Sales taxes are an important source of revenue for U.S. states. A key parameter that determines the marginal excess burden associated with this tax is the elasticity of the consumption tax base with respect to the tax rate. We study empirically how an important development in U.S. sales tax policy—the requirement of online retailers to remit the sales tax instead of the consumer—impacts this elasticity using quasi-experimental variation from the staggered state-wise introduction of Voluntary Collection Agreements (VCAs). Using detailed purchase data from the Nielsen Consumer Panel and monthly, zip-code level information on local sales tax rates, we find that consumers reduce their online expenditure after the introduction of VCAs, consistent with an increase in compliance with sales taxes on online sales and suggesting that consumers took note of the tax change. We test whether consumers are less responsive to sales tax rate changes and more responsive to sales tax holidays as a result. On average, we do not find evidence of an impact of the remittance rule change on the elasticity of the tax base with respect to the tax rate.

"Taxpayer Responses to Third-Party Income Reporting: Preliminary Evidence from a Natural Experiment in the Taxicab Industry" (w. Bibek Adhikari, James Alm, Brett Collins, and Michael Sebastiani)

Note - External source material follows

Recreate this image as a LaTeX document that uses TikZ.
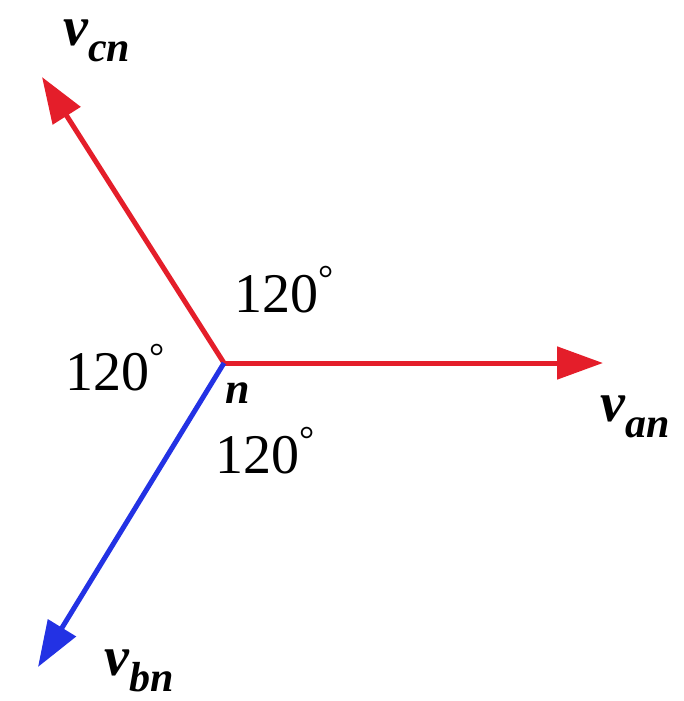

This paper uses confidential tax returns data from sole-proprietor businesses to estimate behavioral responses to the introduction of Form 1099-K, a third-party income reporting mandate that requires credit card companies to report to the Internal Revenue Service the gross amount of all payment transactions that businesses receive through their electronic payment systems. We estimate the causal impact of Form 1099-K on business reporting by exploiting a natural experiment in which many cities in the U.S. passed their own ordinances mandating that taxicab drivers install credit card readers in their vehicles, while other cities did not pass such ordinances. We find that taxpayers respond to third-party information reporting in offsetting ways. In particular, we find that firms from cities with mandatory credit card ordinances reported more receipts after the introduction of Form 1099-K compared to similar firms from cities without mandatory credit card ordinances, but they also reported an essentially offsetting increase in expenses. Overall, the net impact of third-party information reporting led to small and statistically insignificant changes in taxable income. These results are robust to a variety of alternative specifications and placebo tests.

Short pieces (*Draft available on request)

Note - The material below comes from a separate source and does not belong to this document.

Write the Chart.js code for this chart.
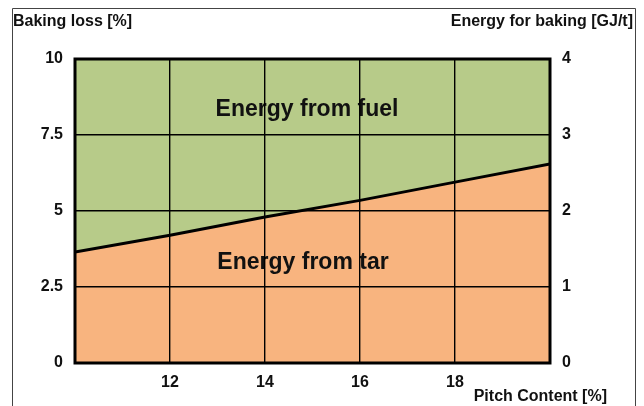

“Dead, But Not Gone? An Empirical Study of the 2000 OECD Model Ar. 14 ‘Discontinuation’” *

In 2000, the OECD eliminated Ar. 14 “Independent Professional Services” from the Model Tax Convention on Income and Capital, consolidating taxation of non-employee high skilled labor income with other business income under Ar. 7 “Business Profits.” Reception to this consolidation was decidedly mixed, perhaps reflecting suspicion that the change was perceived to afford differential benefits to certain countries based on their labor market characteristics. Using data on treaty agreement provisions, I examine the empirical translation of Ar. 14 elimination from the OECD model into agreements signed by states in agreements signed after 2000. I then explore whether non-adoption can be explained by differences in states’ economic fundamentals that could render consolidation asymmetrically beneficial. Finally, I explore whether there is any evidence that adopting states invested more in professional education in response to expanded scope of resident income taxation. This last question can be situated in an extensive literature, which seeks to disentangle real economic responses to tax law changes from comparatively superficial evasion response. The empirical analysis may also illuminate whether and the extent to which model tax provision changes are incorporated into binding bilateral treaty agreements by states with fundamentally different economic interests.

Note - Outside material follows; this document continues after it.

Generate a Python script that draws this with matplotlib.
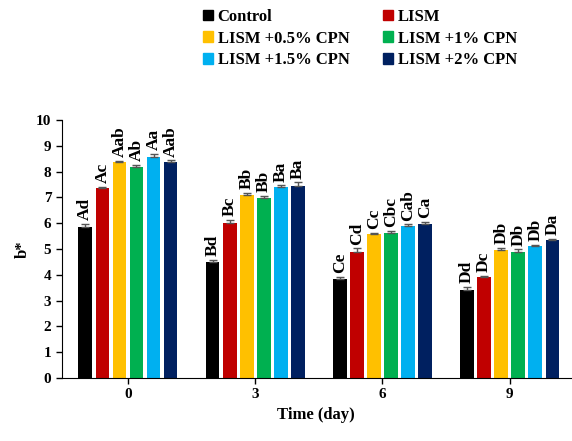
import numpy as np
import matplotlib
matplotlib.use("Agg")
import matplotlib.pyplot as plt
from matplotlib.patches import Patch

plt.rcParams['font.family'] = ['Liberation Serif', 'DejaVu Serif']
plt.rcParams['font.weight'] = 'bold'

days = ["0", "3", "6", "9"]
groups = ["Control", "LISM", "LISM +0.5% CPN", "LISM +1% CPN",
          "LISM +1.5% CPN", "LISM +2% CPN"]
colors = ["#000000", "#C00000", "#FFC000", "#00B050", "#00B0F0", "#002060"]

# b* per group, one value per day
control = [5.86, 4.51, 3.82, 3.41]
lism = [7.35, 6.00, 4.90, 3.90]
cpn05 = [8.38, 7.09, 5.58, 4.97]
cpn1 = [8.19, 6.99, 5.62, 4.90]
cpn15 = [8.58, 7.41, 5.90, 5.10]
cpn2 = [8.38, 7.45, 5.98, 5.35]

err_control = [0.10, 0.08, 0.08, 0.12]
err_lism = [0.06, 0.12, 0.12, 0.05]
err_cpn05 = [0.04, 0.08, 0.04, 0.08]
err_cpn1 = [0.05, 0.05, 0.08, 0.08]
err_cpn15 = [0.10, 0.05, 0.05, 0.04]
err_cpn2 = [0.05, 0.13, 0.08, 0.05]

lab_control = ["Ad", "Bd", "Ce", "Dd"]
lab_lism = ["Ac", "Bc", "Cd", "Dc"]
lab_cpn05 = ["Aab", "Bb", "Cc", "Db"]
lab_cpn1 = ["Ab", "Bb", "Cbc", "Db"]
lab_cpn15 = ["Aa", "Ba", "Cab", "Db"]
lab_cpn2 = ["Aab", "Ba", "Ca", "Da"]

values = [control, lism, cpn05, cpn1, cpn15, cpn2]
errors = [err_control, err_lism, err_cpn05, err_cpn1, err_cpn15, err_cpn2]
labels = [lab_control, lab_lism, lab_cpn05, lab_cpn1, lab_cpn15, lab_cpn2]

fig = plt.figure(figsize=(5.72, 4.41), dpi=100)
ax = fig.add_axes([0.108, 0.143, 0.89, 0.585])

x = np.arange(len(days))
pitch = 0.134
width = 0.108
for i, (vals, errs, labs) in enumerate(zip(values, errors, labels)):
    pos = x + (i - 2.5) * pitch
    ax.bar(pos, vals, width, color=colors[i], zorder=2)
    ax.errorbar(pos, vals, yerr=[np.zeros(4), errs], fmt='none',
                ecolor='#555555', elinewidth=1, capsize=3, capthick=1, zorder=3)
    for p, v, e, t in zip(pos, vals, errs, labs):
        ax.text(p, v + e + 0.15, t, rotation=90, ha='center', va='bottom',
                fontsize=12.5, fontweight='bold')

ax.set_xlim(-0.52, 3.48)
ax.set_ylim(0, 10)
ax.set_yticks(range(0, 11))
ax.set_xticks(x)
ax.set_xticklabels(days)
ax.tick_params(labelsize=11, direction='out', length=4, width=1)
ax.spines['top'].set_visible(False)
ax.spines['right'].set_visible(False)
ax.set_ylabel("b*", fontsize=12, fontweight='bold')
ax.set_xlabel("Time (day)", fontsize=12, fontweight='bold')

# legend is filled row by row in the reference
order = [0, 2, 4, 1, 3, 5]
handles = [Patch(color=colors[k]) for k in order]
fig.legend(handles, [groups[k] for k in order], loc='upper left',
           bbox_to_anchor=(0.328, 1.014), ncol=2, frameon=False,
           handlelength=0.6, handleheight=0.6, handletextpad=0.3,
           columnspacing=2.0, labelspacing=0.35,
           prop={'weight': 'bold', 'size': 12})

fig.savefig("out.png", dpi=100)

“Cary Brown Doesn’t Work in America’s New (Labor) Economy: Where Non-Equivalence Will Matter for a U.S. Consumption Tax” *

For more than a decade, US tax revenue has failed to keep pace with the growing costs of popular entitlements. Corporate inversions to avoid the US corporate tax inspire public censure and demands for reform. Since a dramatic political reversal by Australia in 2000, the US has existed in a class by itself among OECD countries in not having a national consumption tax. Renewed interest in the mechanics of implementing a US consumption tax provides an opportunity to review the existing literature on the equivalence between a post-paid Value Added Tax (VAT) and a pre-paid Payroll Tax (PRT). I argue that, in the US context, the equivalence between these two taxes breaks down most significantly due to the PRT’s full exemption of economic rents and the pressure a PRT would exert on traditional employment relationships.